Display the “thinking” field to keep users informed about processing progress.
SSE format can have multiple events in a single chunk. Always split by \n\n and handle each event separately.
Always clean up connections and close streams properly when component unmounts or user navigates away.
Troubleshooting
Events not appearing in real-time
Make sure you’re using buffering options:
cURL: Use --no-buffer or -N flag
Python requests: Use stream=True
Fetch API: Read from response.body.getReader()
SSE format uses data: prefix. Always strip this before parsing JSON: if line.startswith( 'data: ' ):
data = json.loads(line[ 6 :]) # Skip 'data: ' prefix
Connection closes prematurely
Check your network timeout settings. Some proxies or load balancers may close idle connections. Consider implementing heartbeat/keepalive logic.

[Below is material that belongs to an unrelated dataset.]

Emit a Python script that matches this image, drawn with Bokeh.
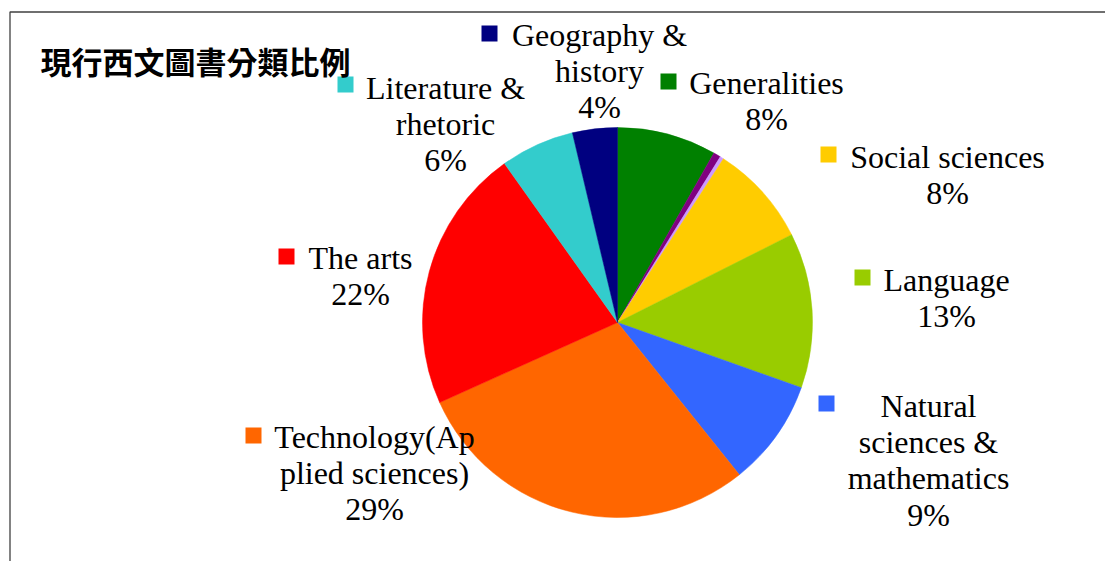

Non-Streaming vs Streaming
Non-Streaming (stream: false)
Single response when complete
Simpler to implement
Better for batch processing
Lower overhead
Streaming (stream: true)
Progressive content delivery
Better user experience
Shows thinking process
Appears faster
Use streaming for interactive applications where users are waiting for responses. Use non-streaming for background jobs or batch processing.